Why NICE is right to be cautious about recommending medicinal cannabis for two childhood epilepsy syndromes
Last week, the UK's medical advisory body, NICE, announced it would not be recommending that cannabidiol, a medicinal cannabis in the form of Epidyolex, should be prescribed on the NHS for children with two severe forms of epilepsy. Our medical director, Professor Ley Sander, explains why he believes they are right to exercise caution.
This news will undoubtedly come as a major blow to many families who have been pinning their hopes on a new drug with the potential to reduce seizures for children with Dravet Syndrome or for those who are in the Lennox Gastaut spectrum.
Epidyolex has been trialled over several years, in the US and in Europe. While I have always said it would never be the magic bullet some had anticipated, it nevertheless offered another treatment option for children whose seizures do not respond to seizure drugs which are currently available.
NICE - the National Institute for Clinical Health and Care Excellence - has decided not to recommend Epidyolex on account of the fact that its long-term effect remains unclear. The body also has concerns about the 'viability of the economic model' used by GW Pharma, the company that developed the drug, to establish the cost to be charged to the NHS for it. It concluded that Epidyolex would not, at this stage, be an effective use of NHS resources.
As a clinician, I am encouraged that NICE has resolved to work with the pharmaceutical company to resolve these issues. Meindert Boysen, the director of the Centre for Health Technology Evaluation at NICE said: "The often distressing and life-limiting nature of these very difficult to control epilepsies mean that we should all welcome new treatment options. Cannabidiol is a promising treatment for people with these types of epilepsies.
“Even though the committee accepted that the evidence shows that cannabidiol with clobazam reduces seizure frequency, its long-term efficacy is unknown, and the committee was not convinced about the way the company had modelled the effect on people living longer or having a better quality of life.

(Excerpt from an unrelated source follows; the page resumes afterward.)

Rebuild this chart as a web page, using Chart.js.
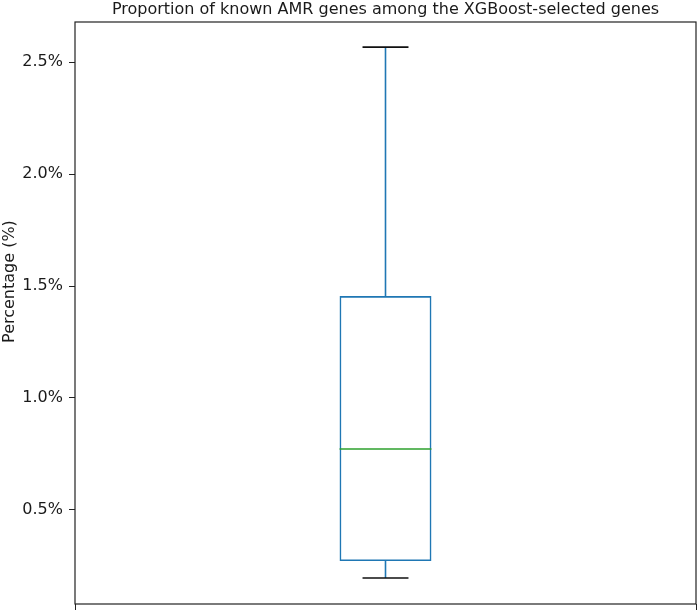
<!DOCTYPE html>
<html>
<head>
<meta charset="utf-8">
<script src="https://cdn.jsdelivr.net/npm/chart.js@4.4.0/dist/chart.umd.min.js"></script>
<style>
  html, body { margin: 0; padding: 0; background: #fff; }
  #wrap { width: 699px; height: 611px; }
</style>
</head>
<body>
<div id="wrap"><canvas id="boxChart"></canvas></div>
<script>
// box plot summary (percent)
const categories = [''];
const whiskerLow = [0.196];
const q1 = [0.272];
const median = [0.772];
const q3 = [1.455];
const whiskerHigh = [2.567];
const yTicks = [0.5, 1.0, 1.5, 2.0, 2.5];

const chartTitle = 'Proportion of known AMR genes among the XGBoost-selected genes';
const yLabel = 'Percentage (%)';

const BLUE = '#1f77b4';
const GREEN = '#2ca02c';
const TEXT = '#1a1a1a';
const FONT = 'DejaVu Sans, Verdana, sans-serif';

// whiskers, caps, median, frame and the titles, placed through the scales
const boxExtras = {
    id: 'boxExtras',
    afterDatasetsDraw(chart) {
        const ctx = chart.ctx;
        const y = chart.scales.y;
        const meta = chart.getDatasetMeta(0);
        ctx.save();
        meta.data.forEach((bar, i) => {
            const cx = bar.x;
            const half = bar.width / 2;
            const capHalf = half / 2;
            ctx.lineWidth = 1.6;
            ctx.strokeStyle = BLUE;
            ctx.beginPath();
            ctx.moveTo(cx, y.getPixelForValue(q3[i]));
            ctx.lineTo(cx, y.getPixelForValue(whiskerHigh[i]));
            ctx.moveTo(cx, y.getPixelForValue(q1[i]));
            ctx.lineTo(cx, y.getPixelForValue(whiskerLow[i]));
            ctx.stroke();

            ctx.strokeStyle = '#111';
            ctx.beginPath();
            ctx.moveTo(cx - capHalf, y.getPixelForValue(whiskerHigh[i]));
            ctx.lineTo(cx + capHalf, y.getPixelForValue(whiskerHigh[i]));
            ctx.moveTo(cx - capHalf, y.getPixelForValue(whiskerLow[i]));
            ctx.lineTo(cx + capHalf, y.getPixelForValue(whiskerLow[i]));
            ctx.stroke();

            ctx.strokeStyle = GREEN;
            ctx.beginPath();
            ctx.moveTo(cx - half, y.getPixelForValue(median[i]));
            ctx.lineTo(cx + half, y.getPixelForValue(median[i]));
            ctx.stroke();
        });
        const a = chart.chartArea;
        ctx.strokeStyle = '#222';
        ctx.lineWidth = 1.2;
        ctx.strokeRect(a.left, a.top, a.right - a.left, a.bottom - a.top);

        ctx.fillStyle = TEXT;
        ctx.font = '16px ' + FONT;
        ctx.textAlign = 'center';
        ctx.textBaseline = 'middle';
        ctx.fillText(chartTitle, (a.left + a.right) / 2, a.top - 12);

        ctx.translate(10, y.getPixelForValue(1.52));
        ctx.rotate(-Math.PI / 2);
        ctx.fillText(yLabel, 0, 0);
        ctx.restore();
    }
};

new Chart(document.getElementById('boxChart'), {
    type: 'bar',
    data: {
        labels: categories,
        datasets: [{
            data: categories.map((c, i) => [q1[i], q3[i]]),
            backgroundColor: 'rgba(0,0,0,0)',
            borderColor: BLUE,
            borderWidth: 1.6,
            borderSkipped: false,
            barPercentage: 0.148,
            categoryPercentage: 1.0
        }]
    },
    options: {
        responsive: true,
        maintainAspectRatio: false,
        animation: false,
        layout: { padding: { left: 0, right: 3, top: 22, bottom: 0 } },
        scales: {
            x: {
                grid: { display: true, drawOnChartArea: false, drawTicks: true, tickLength: 6, color: '#222' },
                border: { display: false },
                ticks: { display: true, font: { family: FONT, size: 16 }, padding: 0 },
                afterFit(scale) { scale.height = 7; }
            },
            y: {
                min: 0.08,
                max: 2.679,
                afterBuildTicks(scale) { scale.ticks = yTicks.map(v => ({ value: v })); },
                grid: { display: true, drawOnChartArea: false, drawTicks: true, tickLength: 6, color: '#222' },
                border: { display: false },
                ticks: {
                    color: TEXT,
                    padding: 6,
                    font: { family: FONT, size: 16 },
                    callback: v => v.toFixed(1) + '%'
                },
                afterFit(scale) {
                    scale.width = 75;
                    scale.paddingTop = 0;
                    scale.paddingBottom = 0;
                }
            }
        },
        plugins: {
            legend: { display: false },
            tooltip: { enabled: false },
            title: { display: false }
        }
    },
    plugins: [boxExtras]
});
</script>
</body>
</html>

“However, we are committed to working with the company to resolve the economic modelling issues identified by the committee, and to help them understand what they may need to do to mitigate the cost of cannabidiol to the NHS. Patients, carers and their families deserve no less.” I could not agree more.
Caution is always wise with any new medication but particularly so with medicinal cannabis where proper evaluation has been hijacked by emotional headlines and social media.
After several decades of treating people with epilepsy, there is nothing I would like more than to be able to tell those I see in clinic that at last, there is hope on the horizon in the form of a brand new medication.
Every day I see people who have had a lifetime of struggling with their epilepsy, whose seizures are not controlled with the 26 drugs already licensed in the UK, and who aren't candidates for epilepsy surgery as we cannot identify the focal point of their seizures in the brain.
But the last thing I would want to deliver is the false hope of something which has not been thoroughly evaluated and could have long term implications. I would not feel comfortable with a system that felt emotionally compelled to rush through a drug, bowing to the pressure of a cauldron of posts, likes and shares.
Another drug for Dravet syndrome
It is interesting to note that another new drug is currently being tested for Dravet syndrome -Fintepla, a low dose fenfluramine drug which has been developed by Zogenix.
The drug has just been rejected by the US Food and Drug Administration on account of issues with data reporting and the need for further toxicology data.
But nobody is excited, outraged, frustrated. There have been no headlines, no campaigns. But then it's not cannabis.
As clinicians, as regulators, as advisory bodies -and as healthcare professionals who really care about the people we see, we must remain level headed in our judgement but sanguine in any setbacks. We must think long-term and not chase short-term headlines that could be replaced with'blunders', 'mistakes', 'ill-advised' in not too many years from now.
Which is why I believe NICE has got it right and why I welcome their decision not to instantly recommend Epidyolex for the treatment of Dravet syndrome and those on the Lennox Gastaut spectrum. Rather to seek further clarification.
Have your say
The recommended guidelines are still only draft and the consultation closes on 16 September. So there is plenty of time for you to have your say and let them know what you think. I shall be doing the same.
All comments received will be considered by NICE and final guidance is likely to be published in November. Make sure you have your say.